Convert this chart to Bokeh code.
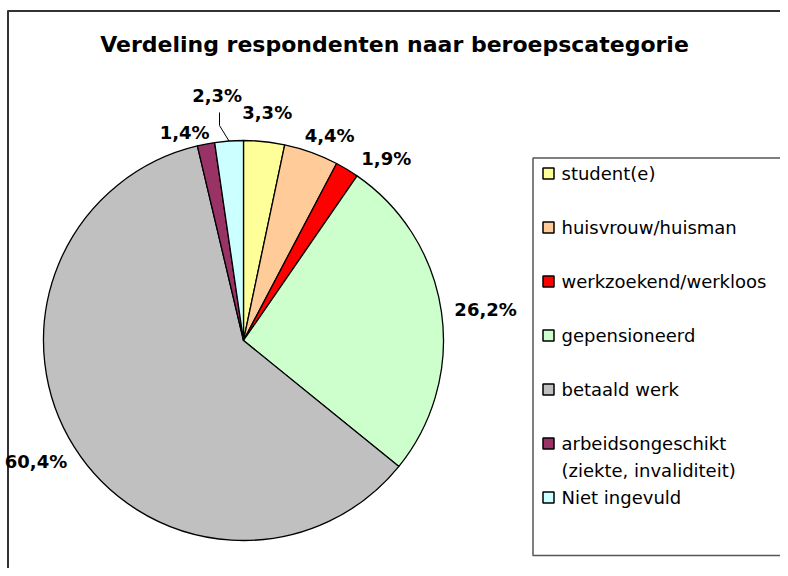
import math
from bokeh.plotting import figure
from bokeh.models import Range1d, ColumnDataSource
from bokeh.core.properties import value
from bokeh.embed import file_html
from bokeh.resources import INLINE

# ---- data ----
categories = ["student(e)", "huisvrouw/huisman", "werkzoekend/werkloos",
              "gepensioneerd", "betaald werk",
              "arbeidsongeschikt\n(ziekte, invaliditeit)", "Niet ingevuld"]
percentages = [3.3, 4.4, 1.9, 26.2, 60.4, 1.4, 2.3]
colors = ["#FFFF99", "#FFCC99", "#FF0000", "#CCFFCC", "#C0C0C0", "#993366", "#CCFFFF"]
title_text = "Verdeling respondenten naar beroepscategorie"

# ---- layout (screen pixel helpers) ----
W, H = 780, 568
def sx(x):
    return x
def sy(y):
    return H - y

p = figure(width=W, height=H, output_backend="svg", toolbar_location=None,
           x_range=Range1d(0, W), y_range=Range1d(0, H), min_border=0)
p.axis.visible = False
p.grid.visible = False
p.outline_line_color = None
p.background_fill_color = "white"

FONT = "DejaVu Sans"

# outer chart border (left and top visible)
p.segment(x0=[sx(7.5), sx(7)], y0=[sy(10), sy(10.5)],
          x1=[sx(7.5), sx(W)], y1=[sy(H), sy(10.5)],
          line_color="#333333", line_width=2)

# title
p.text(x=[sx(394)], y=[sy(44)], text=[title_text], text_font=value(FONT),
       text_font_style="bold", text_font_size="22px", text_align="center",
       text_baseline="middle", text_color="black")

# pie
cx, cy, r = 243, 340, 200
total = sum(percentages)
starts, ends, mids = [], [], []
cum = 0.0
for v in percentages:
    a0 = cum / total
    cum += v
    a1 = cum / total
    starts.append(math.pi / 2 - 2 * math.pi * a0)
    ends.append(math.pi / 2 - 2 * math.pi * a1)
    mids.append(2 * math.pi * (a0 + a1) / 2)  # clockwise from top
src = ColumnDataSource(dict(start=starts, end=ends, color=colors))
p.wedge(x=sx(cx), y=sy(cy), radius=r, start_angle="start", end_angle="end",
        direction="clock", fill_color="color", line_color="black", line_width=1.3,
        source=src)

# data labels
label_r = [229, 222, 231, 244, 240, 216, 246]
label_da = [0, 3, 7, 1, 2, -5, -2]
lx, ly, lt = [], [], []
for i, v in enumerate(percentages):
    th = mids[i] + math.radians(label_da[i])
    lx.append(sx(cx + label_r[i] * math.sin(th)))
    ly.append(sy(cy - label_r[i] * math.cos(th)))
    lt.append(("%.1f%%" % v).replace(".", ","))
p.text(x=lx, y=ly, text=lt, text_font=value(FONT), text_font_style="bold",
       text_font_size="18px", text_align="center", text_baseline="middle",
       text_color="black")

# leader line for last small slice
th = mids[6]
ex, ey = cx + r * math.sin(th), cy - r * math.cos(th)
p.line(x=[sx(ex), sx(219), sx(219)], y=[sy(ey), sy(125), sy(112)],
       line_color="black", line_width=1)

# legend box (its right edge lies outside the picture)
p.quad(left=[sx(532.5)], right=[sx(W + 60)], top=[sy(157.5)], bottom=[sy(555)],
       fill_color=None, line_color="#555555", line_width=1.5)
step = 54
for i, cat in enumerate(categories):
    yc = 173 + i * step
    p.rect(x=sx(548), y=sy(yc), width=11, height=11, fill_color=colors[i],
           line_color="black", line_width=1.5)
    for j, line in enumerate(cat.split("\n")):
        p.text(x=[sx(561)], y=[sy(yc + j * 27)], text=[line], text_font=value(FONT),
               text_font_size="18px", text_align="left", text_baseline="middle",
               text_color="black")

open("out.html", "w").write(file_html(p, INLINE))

# GIVEN PROBLEM
Reproduce the whole listing exactly, but not the images in it.

# ANSWER FOR THE TASK
Convert this chart to Bokeh code.
import math
from bokeh.plotting import figure
from bokeh.models import Range1d, ColumnDataSource
from bokeh.core.properties import value
from bokeh.embed import file_html
from bokeh.resources import INLINE

# ---- data ----
categories = ["student(e)", "huisvrouw/huisman", "werkzoekend/werkloos",
              "gepensioneerd", "betaald werk",
              "arbeidsongeschikt\n(ziekte, invaliditeit)", "Niet ingevuld"]
percentages = [3.3, 4.4, 1.9, 26.2, 60.4, 1.4, 2.3]
colors = ["#FFFF99", "#FFCC99", "#FF0000", "#CCFFCC", "#C0C0C0", "#993366", "#CCFFFF"]
title_text = "Verdeling respondenten naar beroepscategorie"

# ---- layout (screen pixel helpers) ----
W, H = 780, 568
def sx(x):
    return x
def sy(y):
    return H - y

p = figure(width=W, height=H, output_backend="svg", toolbar_location=None,
           x_range=Range1d(0, W), y_range=Range1d(0, H), min_border=0)
p.axis.visible = False
p.grid.visible = False
p.outline_line_color = None
p.background_fill_color = "white"

FONT = "DejaVu Sans"

# outer chart border (left and top visible)
p.segment(x0=[sx(7.5), sx(7)], y0=[sy(10), sy(10.5)],
          x1=[sx(7.5), sx(W)], y1=[sy(H), sy(10.5)],
          line_color="#333333", line_width=2)

# title
p.text(x=[sx(394)], y=[sy(44)], text=[title_text], text_font=value(FONT),
       text_font_style="bold", text_font_size="22px", text_align="center",
       text_baseline="middle", text_color="black")

# pie
cx, cy, r = 243, 340, 200
total = sum(percentages)
starts, ends, mids = [], [], []
cum = 0.0
for v in percentages:
    a0 = cum / total
    cum += v
    a1 = cum / total
    starts.append(math.pi / 2 - 2 * math.pi * a0)
    ends.append(math.pi / 2 - 2 * math.pi * a1)
    mids.append(2 * math.pi * (a0 + a1) / 2)  # clockwise from top
src = ColumnDataSource(dict(start=starts, end=ends, color=colors))
p.wedge(x=sx(cx), y=sy(cy), radius=r, start_angle="start", end_angle="end",
        direction="clock", fill_color="color", line_color="black", line_width=1.3,
        source=src)

# data labels
label_r = [229, 222, 231, 244, 240, 216, 246]
label_da = [0, 3, 7, 1, 2, -5, -2]
lx, ly, lt = [], [], []
for i, v in enumerate(percentages):
    th = mids[i] + math.radians(label_da[i])
    lx.append(sx(cx + label_r[i] * math.sin(th)))
    ly.append(sy(cy - label_r[i] * math.cos(th)))
    lt.append(("%.1f%%" % v).replace(".", ","))
p.text(x=lx, y=ly, text=lt, text_font=value(FONT), text_font_style="bold",
       text_font_size="18px", text_align="center", text_baseline="middle",
       text_color="black")

# leader line for last small slice
th = mids[6]
ex, ey = cx + r * math.sin(th), cy - r * math.cos(th)
p.line(x=[sx(ex), sx(219), sx(219)], y=[sy(ey), sy(125), sy(112)],
       line_color="black", line_width=1)

# legend box (its right edge lies outside the picture)
p.quad(left=[sx(532.5)], right=[sx(W + 60)], top=[sy(157.5)], bottom=[sy(555)],
       fill_color=None, line_color="#555555", line_width=1.5)
step = 54
for i, cat in enumerate(categories):
    yc = 173 + i * step
    p.rect(x=sx(548), y=sy(yc), width=11, height=11, fill_color=colors[i],
           line_color="black", line_width=1.5)
    for j, line in enumerate(cat.split("\n")):
        p.text(x=[sx(561)], y=[sy(yc + j * 27)], text=[line], text_font=value(FONT),
               text_font_size="18px", text_align="left", text_baseline="middle",
               text_color="black")

open("out.html", "w").write(file_html(p, INLINE))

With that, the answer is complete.